> **DATA SEGMENT**:
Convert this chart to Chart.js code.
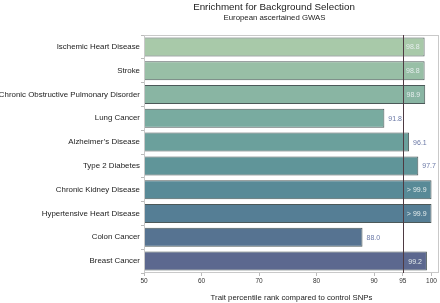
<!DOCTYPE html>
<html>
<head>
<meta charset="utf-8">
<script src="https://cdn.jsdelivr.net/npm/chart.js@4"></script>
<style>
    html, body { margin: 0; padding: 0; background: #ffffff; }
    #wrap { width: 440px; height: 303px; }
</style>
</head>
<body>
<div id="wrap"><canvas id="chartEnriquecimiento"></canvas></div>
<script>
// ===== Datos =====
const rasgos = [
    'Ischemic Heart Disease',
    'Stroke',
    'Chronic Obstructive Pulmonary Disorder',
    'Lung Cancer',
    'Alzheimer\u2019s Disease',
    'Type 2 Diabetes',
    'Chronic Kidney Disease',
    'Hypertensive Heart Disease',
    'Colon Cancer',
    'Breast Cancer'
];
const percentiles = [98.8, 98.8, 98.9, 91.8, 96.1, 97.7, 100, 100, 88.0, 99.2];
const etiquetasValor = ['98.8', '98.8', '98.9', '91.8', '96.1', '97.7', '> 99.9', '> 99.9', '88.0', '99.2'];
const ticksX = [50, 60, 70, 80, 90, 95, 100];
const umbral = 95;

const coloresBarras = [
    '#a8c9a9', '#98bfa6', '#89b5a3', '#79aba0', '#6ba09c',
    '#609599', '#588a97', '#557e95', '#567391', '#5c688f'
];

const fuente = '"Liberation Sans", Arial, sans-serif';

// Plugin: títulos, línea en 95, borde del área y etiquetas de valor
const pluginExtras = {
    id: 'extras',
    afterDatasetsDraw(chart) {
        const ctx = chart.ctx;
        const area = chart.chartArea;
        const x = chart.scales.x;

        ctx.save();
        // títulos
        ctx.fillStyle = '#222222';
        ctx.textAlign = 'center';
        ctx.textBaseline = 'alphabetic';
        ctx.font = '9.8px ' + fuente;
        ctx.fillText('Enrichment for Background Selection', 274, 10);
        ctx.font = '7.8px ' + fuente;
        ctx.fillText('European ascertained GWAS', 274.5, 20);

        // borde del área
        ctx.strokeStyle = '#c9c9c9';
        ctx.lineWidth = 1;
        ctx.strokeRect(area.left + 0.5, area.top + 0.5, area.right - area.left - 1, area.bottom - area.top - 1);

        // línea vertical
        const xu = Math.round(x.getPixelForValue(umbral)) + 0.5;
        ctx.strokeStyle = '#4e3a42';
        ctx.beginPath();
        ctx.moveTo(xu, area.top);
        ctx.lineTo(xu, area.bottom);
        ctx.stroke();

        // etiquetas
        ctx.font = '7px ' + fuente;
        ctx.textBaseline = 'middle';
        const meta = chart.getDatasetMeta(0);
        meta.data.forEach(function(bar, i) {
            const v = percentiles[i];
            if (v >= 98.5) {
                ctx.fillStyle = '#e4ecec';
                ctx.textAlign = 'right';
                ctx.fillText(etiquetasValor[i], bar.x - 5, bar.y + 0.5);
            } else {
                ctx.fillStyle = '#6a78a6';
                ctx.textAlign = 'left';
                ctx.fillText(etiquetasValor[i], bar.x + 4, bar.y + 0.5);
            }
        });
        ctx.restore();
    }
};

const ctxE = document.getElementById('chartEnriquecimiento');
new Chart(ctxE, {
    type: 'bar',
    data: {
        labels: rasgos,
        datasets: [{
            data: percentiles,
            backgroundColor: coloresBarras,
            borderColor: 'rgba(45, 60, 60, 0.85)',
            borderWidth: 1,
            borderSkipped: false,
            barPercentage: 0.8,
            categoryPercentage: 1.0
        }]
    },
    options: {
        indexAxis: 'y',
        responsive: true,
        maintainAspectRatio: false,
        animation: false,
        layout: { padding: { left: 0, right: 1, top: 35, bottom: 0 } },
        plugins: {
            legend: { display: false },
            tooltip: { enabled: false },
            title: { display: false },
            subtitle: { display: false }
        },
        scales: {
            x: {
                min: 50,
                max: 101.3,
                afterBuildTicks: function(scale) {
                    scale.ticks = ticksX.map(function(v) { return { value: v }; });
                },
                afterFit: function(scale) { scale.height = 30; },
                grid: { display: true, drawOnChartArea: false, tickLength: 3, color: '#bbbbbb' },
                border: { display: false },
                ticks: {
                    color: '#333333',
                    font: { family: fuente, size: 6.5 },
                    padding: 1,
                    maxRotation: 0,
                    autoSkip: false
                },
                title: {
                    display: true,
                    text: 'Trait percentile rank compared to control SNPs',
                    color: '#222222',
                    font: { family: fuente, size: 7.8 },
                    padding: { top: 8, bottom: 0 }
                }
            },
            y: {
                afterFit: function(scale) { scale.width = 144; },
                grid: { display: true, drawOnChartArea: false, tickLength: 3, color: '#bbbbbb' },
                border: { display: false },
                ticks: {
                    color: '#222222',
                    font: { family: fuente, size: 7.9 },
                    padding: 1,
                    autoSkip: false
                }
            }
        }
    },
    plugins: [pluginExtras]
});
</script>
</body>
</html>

> **WHAT IS BEING ASKED**: Extract the full listing above verbatim; pictures are to be left out of the copy.

> **CORRECT OUTPUT**:
Convert this chart to Chart.js code.
<!DOCTYPE html>
<html>
<head>
<meta charset="utf-8">
<script src="https://cdn.jsdelivr.net/npm/chart.js@4"></script>
<style>
    html, body { margin: 0; padding: 0; background: #ffffff; }
    #wrap { width: 440px; height: 303px; }
</style>
</head>
<body>
<div id="wrap"><canvas id="chartEnriquecimiento"></canvas></div>
<script>
// ===== Datos =====
const rasgos = [
    'Ischemic Heart Disease',
    'Stroke',
    'Chronic Obstructive Pulmonary Disorder',
    'Lung Cancer',
    'Alzheimer\u2019s Disease',
    'Type 2 Diabetes',
    'Chronic Kidney Disease',
    'Hypertensive Heart Disease',
    'Colon Cancer',
    'Breast Cancer'
];
const percentiles = [98.8, 98.8, 98.9, 91.8, 96.1, 97.7, 100, 100, 88.0, 99.2];
const etiquetasValor = ['98.8', '98.8', '98.9', '91.8', '96.1', '97.7', '> 99.9', '> 99.9', '88.0', '99.2'];
const ticksX = [50, 60, 70, 80, 90, 95, 100];
const umbral = 95;

const coloresBarras = [
    '#a8c9a9', '#98bfa6', '#89b5a3', '#79aba0', '#6ba09c',
    '#609599', '#588a97', '#557e95', '#567391', '#5c688f'
];

const fuente = '"Liberation Sans", Arial, sans-serif';

// Plugin: títulos, línea en 95, borde del área y etiquetas de valor
const pluginExtras = {
    id: 'extras',
    afterDatasetsDraw(chart) {
        const ctx = chart.ctx;
        const area = chart.chartArea;
        const x = chart.scales.x;

        ctx.save();
        // títulos
        ctx.fillStyle = '#222222';
        ctx.textAlign = 'center';
        ctx.textBaseline = 'alphabetic';
        ctx.font = '9.8px ' + fuente;
        ctx.fillText('Enrichment for Background Selection', 274, 10);
        ctx.font = '7.8px ' + fuente;
        ctx.fillText('European ascertained GWAS', 274.5, 20);

        // borde del área
        ctx.strokeStyle = '#c9c9c9';
        ctx.lineWidth = 1;
        ctx.strokeRect(area.left + 0.5, area.top + 0.5, area.right - area.left - 1, area.bottom - area.top - 1);

        // línea vertical
        const xu = Math.round(x.getPixelForValue(umbral)) + 0.5;
        ctx.strokeStyle = '#4e3a42';
        ctx.beginPath();
        ctx.moveTo(xu, area.top);
        ctx.lineTo(xu, area.bottom);
        ctx.stroke();

        // etiquetas
        ctx.font = '7px ' + fuente;
        ctx.textBaseline = 'middle';
        const meta = chart.getDatasetMeta(0);
        meta.data.forEach(function(bar, i) {
            const v = percentiles[i];
            if (v >= 98.5) {
                ctx.fillStyle = '#e4ecec';
                ctx.textAlign = 'right';
                ctx.fillText(etiquetasValor[i], bar.x - 5, bar.y + 0.5);
            } else {
                ctx.fillStyle = '#6a78a6';
                ctx.textAlign = 'left';
                ctx.fillText(etiquetasValor[i], bar.x + 4, bar.y + 0.5);
            }
        });
        ctx.restore();
    }
};

const ctxE = document.getElementById('chartEnriquecimiento');
new Chart(ctxE, {
    type: 'bar',
    data: {
        labels: rasgos,
        datasets: [{
            data: percentiles,
            backgroundColor: coloresBarras,
            borderColor: 'rgba(45, 60, 60, 0.85)',
            borderWidth: 1,
            borderSkipped: false,
            barPercentage: 0.8,
            categoryPercentage: 1.0
        }]
    },
    options: {
        indexAxis: 'y',
        responsive: true,
        maintainAspectRatio: false,
        animation: false,
        layout: { padding: { left: 0, right: 1, top: 35, bottom: 0 } },
        plugins: {
            legend: { display: false },
            tooltip: { enabled: false },
            title: { display: false },
            subtitle: { display: false }
        },
        scales: {
            x: {
                min: 50,
                max: 101.3,
                afterBuildTicks: function(scale) {
                    scale.ticks = ticksX.map(function(v) { return { value: v }; });
                },
                afterFit: function(scale) { scale.height = 30; },
                grid: { display: true, drawOnChartArea: false, tickLength: 3, color: '#bbbbbb' },
                border: { display: false },
                ticks: {
                    color: '#333333',
                    font: { family: fuente, size: 6.5 },
                    padding: 1,
                    maxRotation: 0,
                    autoSkip: false
                },
                title: {
                    display: true,
                    text: 'Trait percentile rank compared to control SNPs',
                    color: '#222222',
                    font: { family: fuente, size: 7.8 },
                    padding: { top: 8, bottom: 0 }
                }
            },
            y: {
                afterFit: function(scale) { scale.width = 144; },
                grid: { display: true, drawOnChartArea: false, tickLength: 3, color: '#bbbbbb' },
                border: { display: false },
                ticks: {
                    color: '#222222',
                    font: { family: fuente, size: 7.9 },
                    padding: 1,
                    autoSkip: false
                }
            }
        }
    },
    plugins: [pluginExtras]
});
</script>
</body>
</html>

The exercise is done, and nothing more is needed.